写在前面

Tarjan缩点经典问题，证明其他题解已经泛滥了。。。我写一写我自己想法。

技巧（KEYS）

• 任务A：入读为$0$的点的个数
• 任务B: 求入度为$0$的点数与出度为0的点的个数的最大值值。

缩完点之后，可以使用set去除重复的边，进行重新建图。QAQ 好方便！

注意

需要注意缩完点之后，只剩下一个点的情况QAQ不判断会WA一个点

/*!
 * FileName: luogu-2746.cpp
 * This Problem is on luogu.
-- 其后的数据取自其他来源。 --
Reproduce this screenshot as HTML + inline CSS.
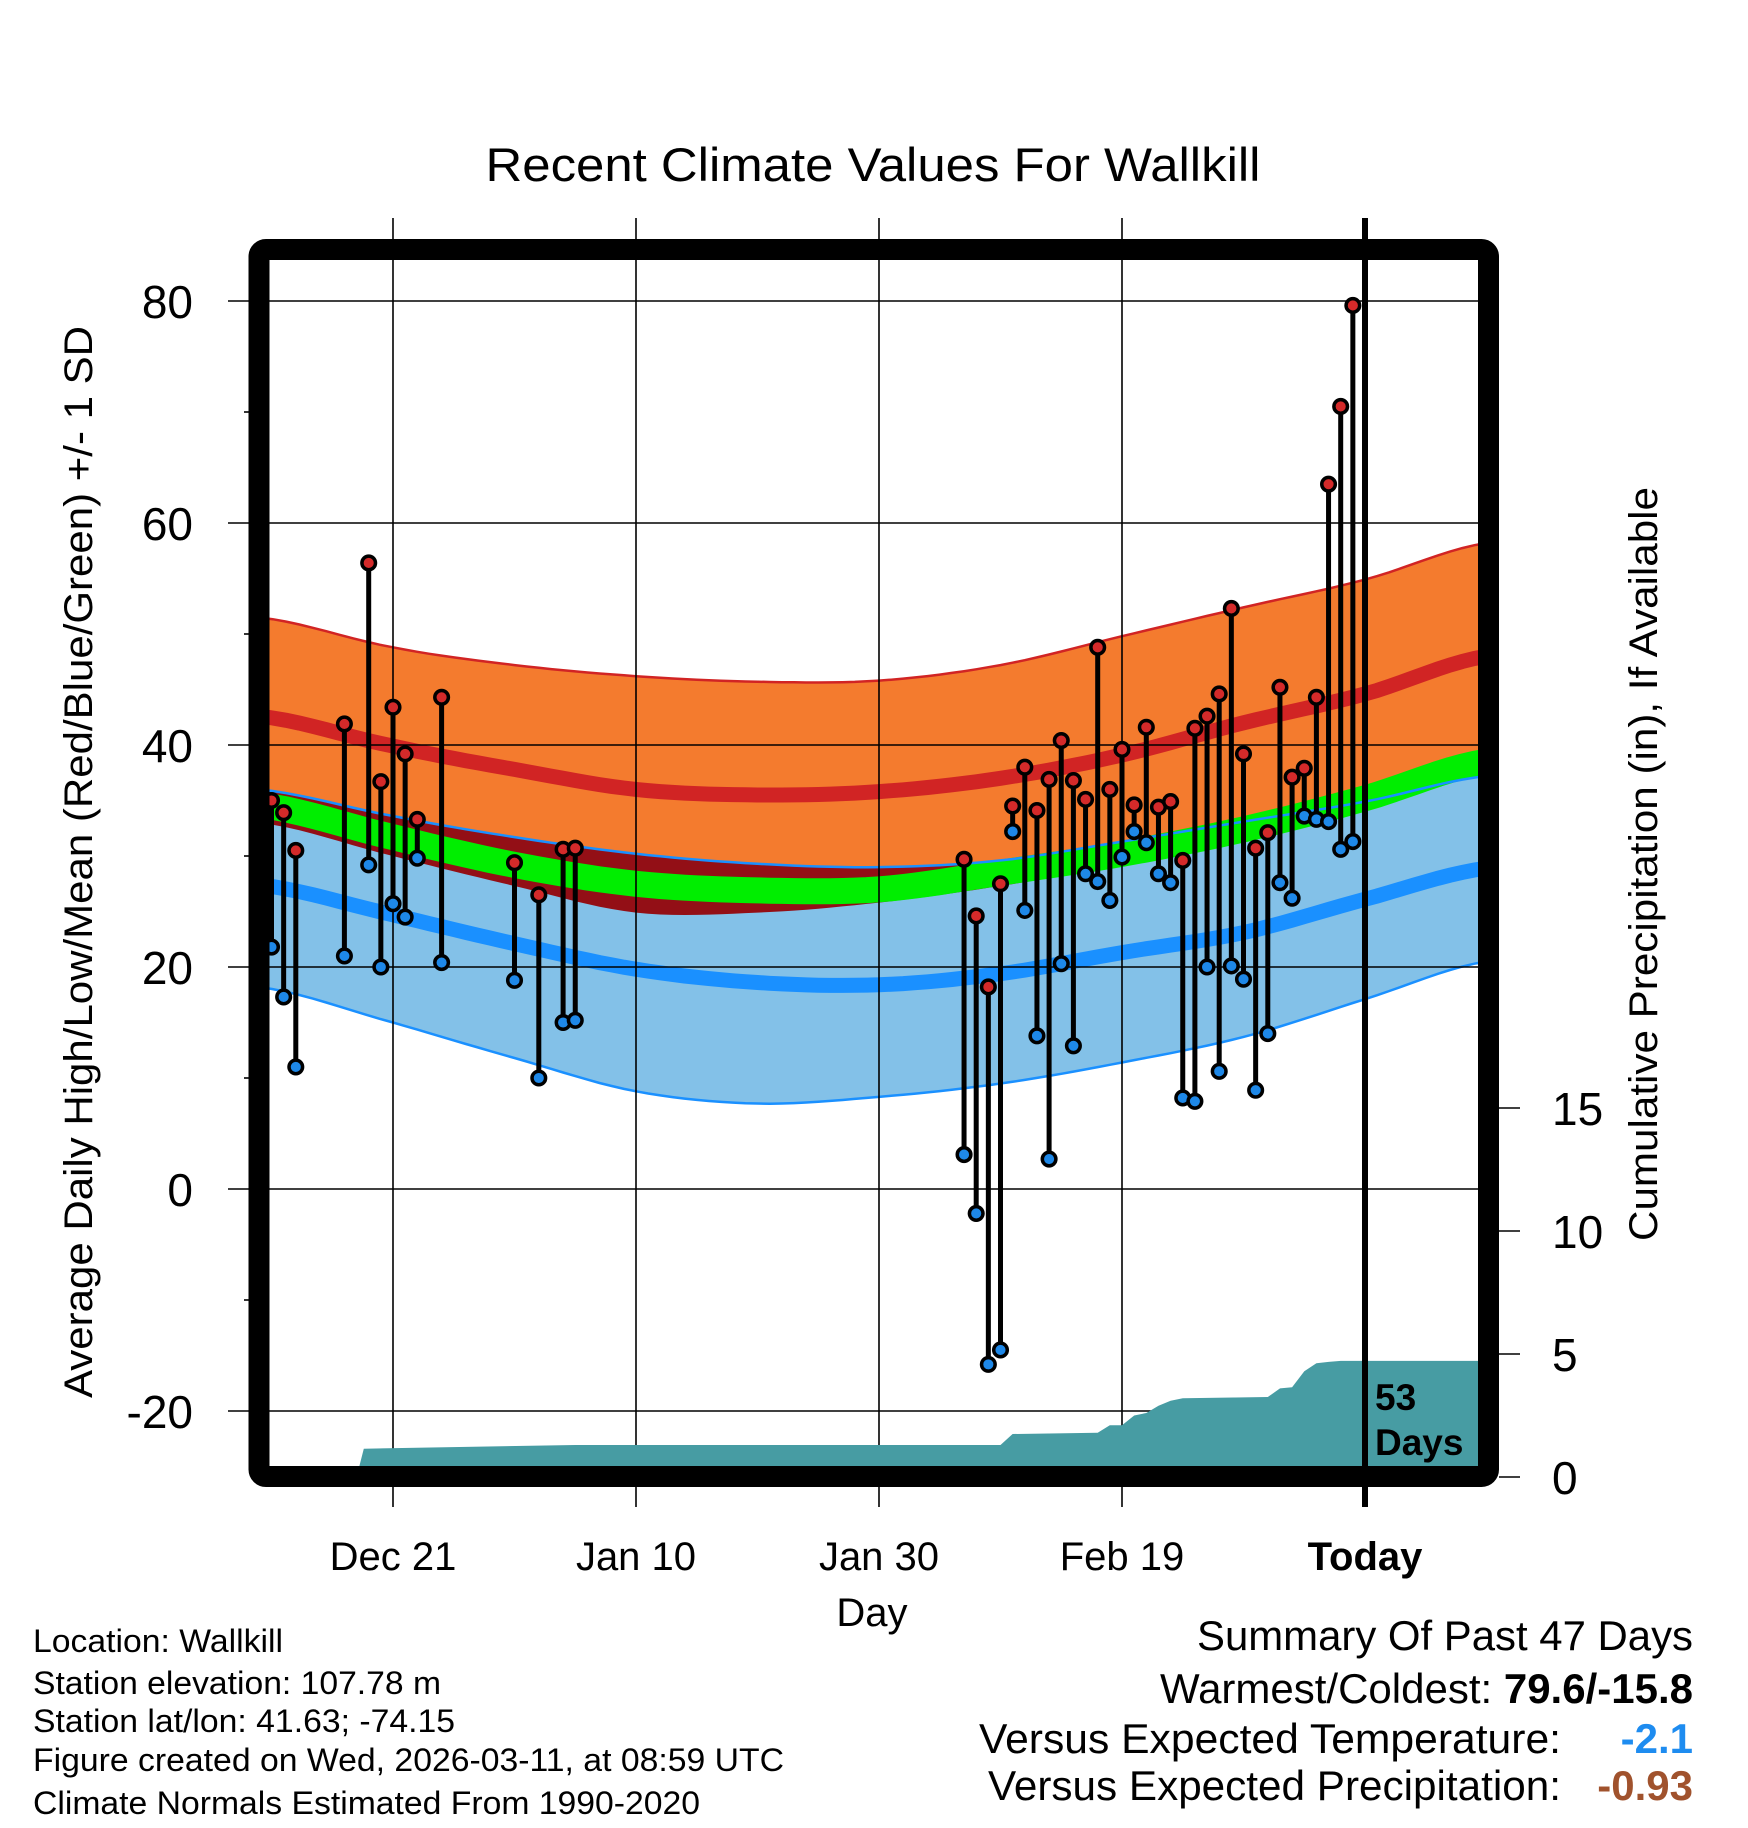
<!DOCTYPE html>
<html><head><meta charset="utf-8"><style>
html,body{margin:0;padding:0;background:#fff;}
svg{display:block;font-family:"Liberation Sans",sans-serif;}
</style></head><body>
<svg id="chart" width="1748" height="1828" viewBox="0 0 1748 1828" xmlns="http://www.w3.org/2000/svg">
<defs><clipPath id="plotclip"><rect x="269" y="260" width="1209" height="1206"/></clipPath></defs>
<rect x="0" y="0" width="1748" height="1828" fill="#fff"/>
<text x="873" y="181" font-size="47" text-anchor="middle" textLength="775" lengthAdjust="spacingAndGlyphs">Recent Climate Values For Wallkill</text>
<g id="bands" clip-path="url(#plotclip)"></g>
<g id="grid"></g>
<g id="precip" clip-path="url(#plotclip)"></g>
<g id="marks"></g>
<g id="axes"></g>
<rect x="259" y="249.5" width="1229.5" height="1227" rx="7" fill="none" stroke="#000" stroke-width="21"/>
<text x="1375" y="1410" font-size="37" font-weight="bold">53</text>
<text x="1375" y="1455" font-size="37" font-weight="bold">Days</text>
<text transform="translate(92,862) rotate(-90)" font-size="40" text-anchor="middle" textLength="1072" lengthAdjust="spacingAndGlyphs">Average Daily High/Low/Mean (Red/Blue/Green) +/- 1 SD</text>
<text transform="translate(1657,864) rotate(-90)" font-size="40" text-anchor="middle" textLength="754" lengthAdjust="spacingAndGlyphs">Cumulative Precipitation (in), If Available</text>
<text x="872" y="1626" font-size="40" text-anchor="middle">Day</text>
<g font-size="32">
<text x="33" y="1652" textLength="250" lengthAdjust="spacingAndGlyphs">Location: Wallkill</text>
<text x="33" y="1694" textLength="408" lengthAdjust="spacingAndGlyphs">Station elevation: 107.78 m</text>
<text x="33" y="1732" textLength="422" lengthAdjust="spacingAndGlyphs">Station lat/lon: 41.63; -74.15</text>
<text x="33" y="1771" textLength="751" lengthAdjust="spacingAndGlyphs">Figure created on Wed, 2026-03-11, at 08:59 UTC</text>
<text x="33" y="1814" textLength="667" lengthAdjust="spacingAndGlyphs">Climate Normals Estimated From 1990-2020</text>
</g>
<g font-size="42">
<text x="1197" y="1650" textLength="496" lengthAdjust="spacingAndGlyphs">Summary Of Past 47 Days</text>
<text x="1693" y="1703" text-anchor="end">Warmest/Coldest: <tspan font-weight="bold">79.6/-15.8</tspan></text>
<text x="979" y="1753" textLength="582" lengthAdjust="spacingAndGlyphs">Versus Expected Temperature:</text>
<text x="1693" y="1753" text-anchor="end" fill="#1e8cf0" font-weight="bold">-2.1</text>
<text x="988" y="1800" textLength="573" lengthAdjust="spacingAndGlyphs">Versus Expected Precipitation:</text>
<text x="1693" y="1800" text-anchor="end" fill="#a0522d" font-weight="bold">-0.93</text>
</g>
</svg>
<script>
// ---- data ----
const obsDays = [-10,-9,-8,-4,-2,-1,0,1,2,4,10,12,14,15,47,48,49,50,51,52,53,54,55,56,57,58,59,60,61,62,63,64,65,66,67,68,69,70,71,72,73,74,75,76,77,78,79];
const highs = [35,33.9,30.5,41.9,56.4,36.7,43.4,39.2,33.3,44.3,29.4,26.5,30.6,30.7,29.7,24.6,18.2,27.5,34.5,38,34.1,36.9,40.4,36.8,35.1,48.8,36,39.6,34.6,41.6,34.4,34.9,29.6,41.5,42.6,44.6,52.3,39.2,30.7,32.1,45.2,37.1,37.9,44.3,63.5,70.5,79.6];
const lows = [21.8,17.3,11,21,29.2,20,25.7,24.5,29.8,20.4,18.8,10,15,15.2,3.1,-2.2,-15.8,-14.5,32.2,25.1,13.8,2.7,20.3,12.9,28.4,27.7,26,29.9,32.2,31.2,28.4,27.6,8.2,7.9,20,10.6,20.1,18.9,8.9,14,27.6,26.2,33.6,33.3,33.1,30.6,31.3];
const normDays = [-11,0,10,20,30,40,50,60,70,80,90];
const hiUpper = [51.5,48.8,47.2,46.2,45.7,45.8,47.2,49.8,52.4,54.9,58.2];
const hiMean = [42.6,39.9,37.8,36.0,35.5,35.8,37.0,39.1,42.0,44.6,48.0];
const hiLower = [33.0,30.0,27.3,24.9,24.9,25.8,27.3,29.2,31.4,34.5,37.6];
const meanNorm = [34.6,31.7,29.2,27.5,26.9,27.0,28.5,30.2,32.4,35.2,38.5];
const loUpper = [36.0,33.6,31.7,30.2,29.3,29.0,29.6,31.3,33.1,34.9,37.2];
const loMean = [27.4,24.7,22.1,19.8,18.6,18.4,19.4,21.3,23.1,26.1,28.9];
const loLower = [18.2,15.0,11.8,8.8,7.7,8.3,9.5,11.4,13.7,17.1,20.5];
const precipDays = [-11,-3,-2.4,15,50,51,58,59,60,61,62,63,64,65,72,73,74,75,76,77,78,90];
const precipVals = [0,0,1.15,1.3,1.3,1.75,1.8,2.1,2.1,2.5,2.6,2.9,3.1,3.2,3.25,3.6,3.65,4.3,4.62,4.68,4.72,4.72];
const xTickDays = [0,20,40,60,80];
const xTickLabels = ['Dec 21','Jan 10','Jan 30','Feb 19','Today'];
const yTicks = [80,60,40,20,0,-20];
const yMinor = [70,50,30,10,-10];
const pTicks = [0,5,10,15];

// ---- scales ----
const xDay = d => 393 + d*12.15;
const yT = v => 1189 - v*11.1;
const yP = p => 1477 - p*24.6;
const NS = 'http://www.w3.org/2000/svg';
function mk(tag, parent, attrs){const e=document.createElementNS(NS,tag);for(const k in attrs)e.setAttribute(k,attrs[k]);parent.appendChild(e);return e;}

function smooth(days, vals){
  const pts=[];
  for(let i=0;i<days.length-1;i++){
    const p0=vals[Math.max(i-1,0)],p1=vals[i],p2=vals[i+1],p3=vals[Math.min(i+2,vals.length-1)];
    for(let s=0;s<10;s++){const t=s/10;
      const v=0.5*((2*p1)+(-p0+p2)*t+(2*p0-5*p1+4*p2-p3)*t*t+(-p0+3*p1-3*p2+p3)*t*t*t);
      pts.push([days[i]+(days[i+1]-days[i])*t,v]);}
  }
  pts.push([days[days.length-1],vals[vals.length-1]]);
  return pts;
}
function line(pts){return pts.map((p,i)=>(i?'L':'M')+xDay(p[0]).toFixed(1)+' '+yT(p[1]).toFixed(1)).join(' ');}
function band(top,bot){
  return line(top)+' '+bot.slice().reverse().map(p=>'L'+xDay(p[0]).toFixed(1)+' '+yT(p[1]).toFixed(1)).join(' ')+' Z';
}
const bands=document.getElementById('bands');
const sHU=smooth(normDays,hiUpper), sHM=smooth(normDays,hiMean), sHL=smooth(normDays,hiLower);
const sM=smooth(normDays,meanNorm), sLU=smooth(normDays,loUpper), sLM=smooth(normDays,loMean), sLL=smooth(normDays,loLower);

let el;
el=mk('path',bands,{d:band(sHU,sLU),fill:'#f47b2e'});


el=mk('path',bands,{d:band(sLU,sLL),fill:'#83c1e8'});


const sOv=sHL.map((p,i)=>[p[0],Math.min(p[1],sLU[i][1])]);
el=mk('path',bands,{d:band(sLU,sOv),fill:'#930f16'});


el=mk('path',bands,{d:line(sM),fill:'none',stroke:'#00ee00','stroke-width':26});


el=mk('path',bands,{d:line(sHM),fill:'none',stroke:'#d12424','stroke-width':15});


el=mk('path',bands,{d:line(sLM),fill:'none',stroke:'#1a90ff','stroke-width':15});


el=mk('path',bands,{d:line(sHU),fill:'none',stroke:'#d12424','stroke-width':2.5});


el=mk('path',bands,{d:line(sLU),fill:'none',stroke:'#1a90ff','stroke-width':2.5});


el=mk('path',bands,{d:line(sLL),fill:'none',stroke:'#1a90ff','stroke-width':2.5});



// grid + axes
const grid=document.getElementById('grid'), axes=document.getElementById('axes');
yTicks.forEach(v=>{
  el=mk('line',grid,{x1:228,x2:1478,y1:yT(v),y2:yT(v),stroke:'#000','stroke-width':1.6});
  
  
  el=mk('text',axes,{x:193,y:yT(v)+17,'font-size':46,'text-anchor':'end'});
  el.textContent=String(v);
  
  
});
yMinor.forEach(v=>{
  el=mk('line',axes,{x1:244,x2:252,y1:yT(v),y2:yT(v),stroke:'#000','stroke-width':1.6});
  
  
});
xTickDays.forEach((d,i)=>{
  const isToday = xTickLabels[i]==='Today';
  el=mk('line',grid,{x1:xDay(d),x2:xDay(d),y1:218,y2:1507,stroke:'#000','stroke-width':1.6});
  
  
  el=mk('text',axes,{x:xDay(d),y:1570,'font-size':40,'text-anchor':'middle','font-weight':isToday?'bold':'normal'});
  el.textContent=xTickLabels[i];
  
  
});
pTicks.forEach(p=>{
  el=mk('line',axes,{x1:1499,x2:1520,y1:yP(p),y2:yP(p),stroke:'#000','stroke-width':1.6});
  
  
  el=mk('text',axes,{x:1552,y:yP(p)+17,'font-size':46});
  el.textContent=String(p);
  
  
});

// precip area
const pg=document.getElementById('precip');
let pd='M'+xDay(precipDays[0])+' '+yP(0);
precipDays.forEach((d,i)=>{pd+=' L'+xDay(d).toFixed(1)+' '+yP(precipVals[i]).toFixed(1);});
pd+=' L'+xDay(precipDays[precipDays.length-1])+' '+yP(0)+' Z';
el=mk('path',pg,{d:pd,fill:'#479ca3'});



// today line
el=mk('line',axes,{x1:xDay(80),x2:xDay(80),y1:218,y2:1507,stroke:'#000','stroke-width':6});



// observations
const marks=document.getElementById('marks');
obsDays.forEach((d,i)=>{
  const x=xDay(d);
  el=mk('line',marks,{x1:x,x2:x,y1:yT(highs[i]),y2:yT(lows[i]),stroke:'#000','stroke-width':5});
  
  
  el=mk('circle',marks,{cx:x,cy:yT(lows[i]),r:6.8,fill:'#1e88e8',stroke:'#000','stroke-width':3.5});
  
  
  el=mk('circle',marks,{cx:x,cy:yT(highs[i]),r:6.8,fill:'#d42a2a',stroke:'#000','stroke-width':3.5});
  
  
});
</script>
</body></html>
The ID of the problem is 2746. 
 * Copyright(c) 2019 Shu_Yu_Mo
 * MIT Licensed
 * Luogu: https://www.luogu.org/space/show?uid=44615
 * Github: https://github.com/oldsuold/
 * Gitee: https://gitee.com/Shu_Yu_Mo/
 * These words were created by an amazing tool on 2019-08-13 21:37:29 written by Shu_Yu_Mo.
 */
#include<cstdio>
#include<cstring>
#include<cmath>
#include<cstring>
#include<iostream>
#include<cmath>
#include<stack>
#include<set>
#include<algorithm>
#define inf 0x7fffffff
using namespace std;
const int _N = 110;
const int _M = _N * _N;
inline int read()
{
    char c = getchar(); int sign = 1; int x = 0;
    while(c > '9' || c < '0') { if(c=='-')sign = -1; c = getchar(); } 
    while(c <= '9' && c >= '0') { x *= 10; x += c - '0'; c = getchar(); }
    return x * sign;
}
int head[_N];
struct edges{
    int node;
    int nxt;
}edge[_M];
int tot = 0;
void add(int u, int v)
{
    edge[++tot].nxt = head[u];
    head[u] = tot;
    edge[tot].node = v;
}
int n;
int dfn[_N];
int low[_N];
int dfnClock = 0;
int scc[_N];
int sccCnt = 0;
stack <int> S;
void tarjan(int now)
{
    low[now] = dfn[now] = ++dfnClock;
    S.push(now);
    for(register int i = head[now];i;i = edge[i].nxt)
    {
        int exNode = edge[i].node;
        if(dfn[exNode] == 0)
        {
            tarjan(exNode);
            low[now] = min(low[now], low[exNode]);
        }
        else if(scc[exNode] == 0)
            low[now] = min(low[now], dfn[exNode]);
    }
    if(low[now] == dfn[now])
    {
        sccCnt ++;
        while(true)
        {
            scc[S.top()] = sccCnt;
            if(S.top() == now)
            {
                S.pop();
                break;
            }
            S.pop();
        }
    }
}
int outd[_N];
int ind[_N];
int main()
{
    n = read();
    for(register int i = 1;i <= n;i++)
    {
        int tmp;
        while(true)
        {
            tmp = read();
            if(tmp == 0) break;
            add(i, tmp);
        }
    }
    for(register int i = 1;i <= n;i++)
        if(dfn[i] == 0)
            tarjan(i);
    set<pair<int,int> > S;
    for(register int i = 1;i <= n;i++)
    {
        for(register int j = head[i];j;j = edge[j].nxt)
        {
            int exNode = edge[j].node;
            if(scc[i] != scc[exNode])
                S.insert(make_pair(scc[i], scc[exNode]));
        }
    }

    for(set<pair<int, int > >::iterator i = S.begin();i != S.end();i++)
    {
        outd[(*i).first] ++;
        ind[(*i).second] ++;
    }
    int ans1 = 0;
    int ans2 = 0;
    for(register int i = 1;i <= sccCnt;i++)
    {
        if(ind[i] == 0)
            ans1 ++;
        if(outd[i] == 0)
            ans2 ++;
    }
    printf("%d\n%d\n", ans1, sccCnt == 1 ? 0 : max(ans1, ans2)) ;
    return 0;
}